Australia has announced it will introduce a national ban on swastikas and other Nazi symbols in an effort to crack down on increasingly common far-right groups and activities.
Public displays of the swastika and other symbols such as SS symbols, flags, armbands, T-shirts and the publication of symbols online promoting Nazi ideology, will be punishable by up to a year in prison. The Nazi salute, however, is not covered by the legislation and is left to state authorities to police.
While most Australian states already have laws in place that ban such material, the federal law, which will be brought to Parliament next week, would extend the ban to every part of the country and would also ban the trade of it.
The law makes an exception to public displays of Nazi symbols for academic, educational, artistic, literary, scientific or journalistic purposes. It will also not affect the use of the swastika for people observing Hinduism, Jainism, and Buddhism.

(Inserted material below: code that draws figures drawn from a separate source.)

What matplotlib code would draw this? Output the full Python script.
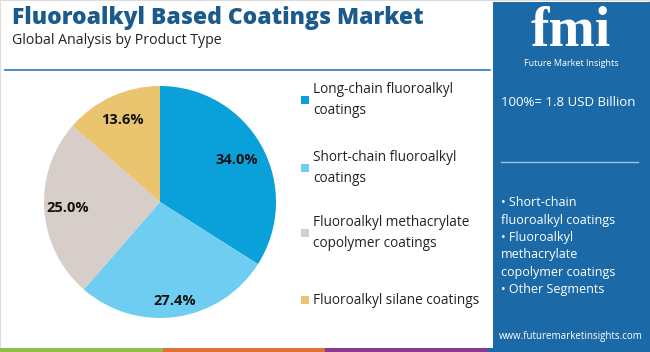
import matplotlib
matplotlib.use('Agg')
from matplotlib import pyplot as plt
from matplotlib.patches import Rectangle
import numpy as np

# data
segments = ['Long-chain fluoroalkyl\ncoatings', 'Short-chain fluoroalkyl\ncoatings',
            'Fluoroalkyl methacrylate\ncopolymer coatings', 'Fluoroalkyl silane coatings']
shares = [34.0, 27.4, 25.0, 13.6]
colors = ['#0aa1da', '#6ecdf0', '#d7cdc9', '#eac46e']
label_dist = [0.76, 0.86, 0.80, 0.78]

title = 'Fluoroalkyl Based Coatings Market'
subtitle = 'Global Analysis by Product Type'
total_text = '100%= 1.8 USD Billion'
side_bullets = ['• Short-chain', 'fluoroalkyl coatings', '• Fluoroalkyl', 'methacrylate',
                'copolymer coatings', '• Other Segments']
url = 'www.futuremarketinsights.com'
stripe_colors = ['#8cc04a', '#e2703a', '#8a3b8f', '#1b6aa8']

plt.rcParams['font.family'] = ['Open Sans', 'DejaVu Sans']

W, H = 650, 352
fig = plt.figure(figsize=(6.5, 3.52), dpi=100)
fig.patch.set_facecolor('white')

def fx(px):
    return px / W

def fy(py):
    return 1 - py / H

# frame and header
fig.add_artist(Rectangle((0, 0), 1, 1, transform=fig.transFigure, fill=False,
                         edgecolor='#dddddd', linewidth=1.5))
fig.text(fx(12), fy(18), title, fontsize=16.5, fontweight='heavy', color='#1a5b8c',
         va='center', ha='left')
fig.text(fx(12), fy(41), subtitle, fontsize=10.2, color='#222222', va='center', ha='left')
fig.add_artist(plt.Line2D([fx(5), fx(490)], [fy(70), fy(70)], transform=fig.transFigure,
                          color='#3f86bb', linewidth=1.3))

# pie
cx, cy, r = 160, 202, 116
ax = fig.add_axes([fx(cx - r), fy(cy + r), 2 * r / W, 2 * r / H])
wedges, _ = ax.pie(shares, colors=colors, startangle=90, counterclock=False, radius=1,
                   wedgeprops=dict(linewidth=0))
for w, v, d in zip(wedges, shares, label_dist):
    ang = np.deg2rad((w.theta1 + w.theta2) / 2)
    ax.text(d * np.cos(ang), d * np.sin(ang), f'{v:.1f}%', ha='center', va='center',
            fontsize=10.5, fontweight='bold', color='#111111')
ax.set_xlim(-1, 1)
ax.set_ylim(-1, 1)
ax.set_aspect('equal')
ax.axis('off')

# legend
leg_y = [110, 178, 243, 300]
for name, c, y in zip(segments, colors, leg_y):
    nlines = name.count('\n') + 1
    top = y - (nlines - 1) * 10
    fig.add_artist(Rectangle((fx(301), fy(top + 4)), 8 / W, 8 / H, transform=fig.transFigure,
                             facecolor=c, edgecolor='none'))
    fig.text(fx(313), fy(top), name, fontsize=9.8, color='#222222', va='center', ha='left',
             linespacing=1.5)

# right panel
px0 = 493
fig.add_artist(Rectangle((fx(px0), 0), (W - px0) / W, fy(2), transform=fig.transFigure,
                         facecolor='#1b6aa7', edgecolor='none'))
fig.text(fx(571), fy(46), 'fmi', fontsize=40, fontweight='bold', color='white',
         family=['Liberation Serif', 'DejaVu Serif'], ha='center', va='baseline')
fig.text(fx(571), fy(64), 'Future Market Insights', fontsize=6.5, color='white',
         ha='center', va='center')
fig.text(fx(501), fy(103), total_text, fontsize=9.5, color='white', ha='left', va='center')
fig.add_artist(plt.Line2D([fx(501), fx(638)], [fy(162), fy(162)], transform=fig.transFigure,
                          color='#9fc2de', linewidth=1))
for i, s in enumerate(side_bullets):
    fig.text(fx(501), fy(203 + i * 17.3), s, fontsize=9, color='white', ha='left', va='center')
fig.text(fx(571), fy(337), url, fontsize=7, color='white', ha='center', va='center')

# bottom stripes
sw = W / 4
for i, c in enumerate(stripe_colors):
    fig.add_artist(Rectangle((i * sw / W, 0), sw / W, 4 / H, transform=fig.transFigure,
                             facecolor=c, edgecolor='none'))

fig.savefig('out.png', dpi=100)
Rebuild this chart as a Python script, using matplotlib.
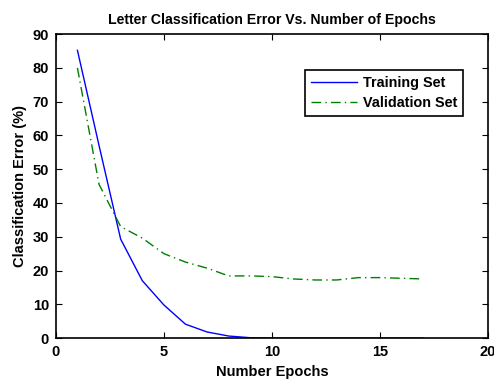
import matplotlib
matplotlib.use('Agg')
from matplotlib import pyplot as plt

# data
epochs = list(range(1, 18))
train_err = [85.2, 57.0, 29.3, 17.0, 9.8, 4.1, 1.8, 0.6, 0.1, 0.0, 0.0, 0.0, 0.0, 0.0, 0.0, 0.0, 0.0]
valid_err = [80.0, 45.5, 33.0, 29.6, 25.0, 22.5, 20.7, 18.4, 18.4, 18.2, 17.5, 17.2, 17.2, 17.9, 17.9, 17.7, 17.5]

plt.rcParams['font.family'] = 'Liberation Sans'
plt.rcParams['font.weight'] = 'bold'

fig = plt.figure(figsize=(4.94, 3.79), dpi=100)
ax = fig.add_axes([0.113, 0.108, 0.875, 0.802])

ax.plot(epochs, train_err, color='#0000ff', lw=1.0, label='Training Set')
ax.plot(epochs, valid_err, color='#008000', lw=1.0, ls=(0, (7, 3, 1, 3)), label='Validation Set')

ax.set_xlim(0, 20)
ax.set_ylim(0, 90)
ax.set_xticks([0, 5, 10, 15, 20])
ax.set_yticks(range(0, 91, 10))
ax.tick_params(direction='in', top=True, right=True, labelsize=10.5, length=4, pad=5)
for lab in ax.get_xticklabels() + ax.get_yticklabels():
    lab.set_fontweight('bold')
for s in ax.spines.values():
    s.set_linewidth(1.2)

ax.set_title('Letter Classification Error Vs. Number of Epochs', fontsize=10.2, fontweight='bold', pad=7.5)
ax.set_xlabel('Number Epochs', fontsize=10.5, fontweight='bold', labelpad=4)
ax.set_ylabel('Classification Error (%)', fontsize=10.5, fontweight='bold')

leg = ax.legend(loc='upper right', bbox_to_anchor=(0.937, 0.815), bbox_transform=fig.transFigure,
                borderaxespad=0, fontsize=10.4, fancybox=False, edgecolor='black',
                framealpha=1, handlelength=3.2, handletextpad=0.4, labelspacing=0.45)
leg.get_frame().set_linewidth(1.2)

fig.savefig('out.png', dpi=100)
plt.close()
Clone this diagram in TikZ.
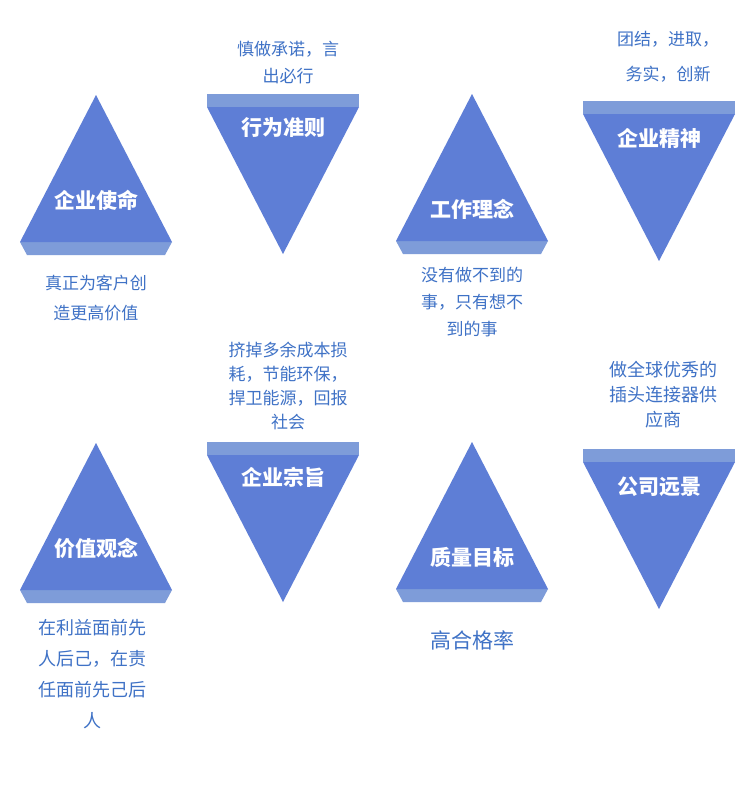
\documentclass[tikz,border=0pt]{standalone}
\usepackage{fontspec}
\setmainfont{Noto Sans CJK SC}
\definecolor{tri}{HTML}{5E7ED6}
\definecolor{strip}{HTML}{7E9CD9}
\definecolor{txt}{HTML}{3F72C6}
\begin{document}
\begin{tikzpicture}[x=1pt,y=-1pt,
  lbl/.style={text=white,font=\fontsize{21}{24}\selectfont\bfseries},
  desc/.style={text=txt,align=center,font=\fontsize{17}{27}\selectfont}]
\useasboundingbox[fill=white] (0,0) rectangle (750,790);
% up triangle: apex x,y ; base y
\newcommand{\uptri}[4]{%
  \fill[strip] (#1-76,#2+147) -- (#1+76,#2+147) -- (#1+69,#2+160) -- (#1-69,#2+160) -- cycle;
  \fill[tri] (#1,#2) -- (#1+76,#2+147) -- (#1-76,#2+147) -- cycle;
  \node[lbl] (#4) at (#1,#2+#3) {\csname lbl#4\endcsname};}
\newcommand{\dntri}[4]{%
  \fill[strip] (#1-76,#2) -- (#1+76,#2) -- (#1+76,#2+13) -- (#1-76,#2+13) -- cycle;
  \fill[tri] (#1-76,#2+13) -- (#1+76,#2+13) -- (#1,#2+160) -- cycle;
  \node[lbl] (#4) at (#1,#2+#3) {\csname lbl#4\endcsname};}
\expandafter\def\csname lbla\endcsname{企业使命}
\expandafter\def\csname lblb\endcsname{行为准则}
\expandafter\def\csname lblc\endcsname{工作理念}
\expandafter\def\csname lbld\endcsname{企业精神}
\expandafter\def\csname lble\endcsname{价值观念}
\expandafter\def\csname lblf\endcsname{企业宗旨}
\expandafter\def\csname lblg\endcsname{质量目标}
\expandafter\def\csname lblh\endcsname{公司远景}
\uptri{96}{95}{105}{a}
\dntri{283}{94}{34}{b}
\uptri{472}{94}{115}{c}
\dntri{659}{101}{37}{d}
\uptri{96}{443}{105}{e}
\dntri{283}{442}{35}{f}
\uptri{472}{442}{115}{g}
\dntri{659}{449}{38}{h}
\node[desc,font=\fontsize{17}{27}\selectfont] (ta) at (288,63) {慎做承诺，言\\出必行};
\node[desc,font=\fontsize{17}{30}\selectfont] (tb) at (96,298) {真正为客户创\\造更高价值};
\node[desc,font=\fontsize{17}{35}\selectfont] (tc) at (668,57) {团结，进取，\\务实，创新};
\node[desc] (td) at (472,302) {没有做不到的\\事，只有想不\\到的事};
\node[desc,font=\fontsize{17}{24}\selectfont] (te) at (288,386) {挤掉多余成本损\\耗，节能环保，\\捍卫能源，回报\\社会};
\node[desc,font=\fontsize{18}{25}\selectfont] (tf) at (663,395) {做全球优秀的\\插头连接器供\\应商};
\node[desc,font=\fontsize{18}{31}\selectfont] (tg) at (92,674) {在利益面前先\\人后己，在责\\任面前先己后\\人};
\node[desc,font=\fontsize{21}{27}\selectfont] (th) at (472,640) {高合格率};
\end{tikzpicture}
\end{document}
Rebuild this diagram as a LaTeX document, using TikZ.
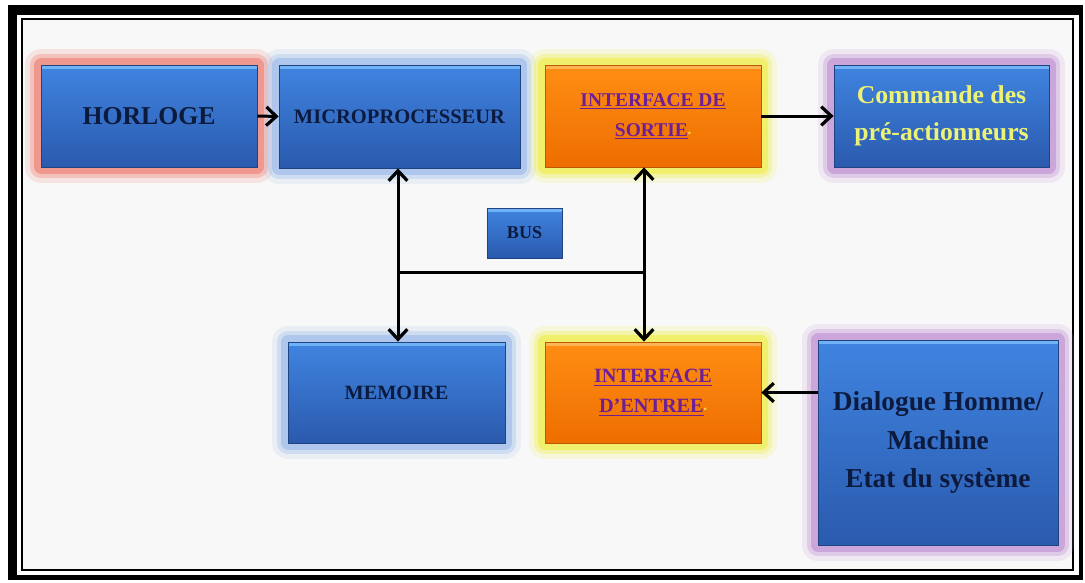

Attorney-General Mark Dreyfus told Nine Network television: “There’s been a rise in this kind of violent far right activity. We think it’s time for there to be a federal law which I’ll be bringing to the Parliament next week.
"There is no place in Australia for symbols that glorify the horrors of the Holocaust.”
Dreyfus, who is Jewish, added: We will no longer allow people to profit from the display and sale of items which celebrate the Nazis.
“We’ve got responsibility for import and export. We want to see an end to trading in this kind of memorabilia or any items which bear those Nazi symbols, there’s no place in Australia for spreading of hatred and violence.”
Although the number of neo-Nazis in the country was “small”, Australia’s Security Intelligence Organization has been raising concerns about increased activity in the last three years.
The move comes amid a surge in far-right activity.
Security Intelligence Organisation Director General Mike Burgess warned last month that the country’s extremist far-right were becoming “emboldened”.
He said: "We have seen a rise in people drawn to this ideology, for reasons we don't fully understand.”
In March, neo-Nazis appeared at a Melbourne rally and performed Nazi salutes on the steps to the Victorian Parliament.
It is not yet clear whether the proposed legislation will pass or take effect. Australia’s Labor Party currently controls the House of Representatives but not the Senate.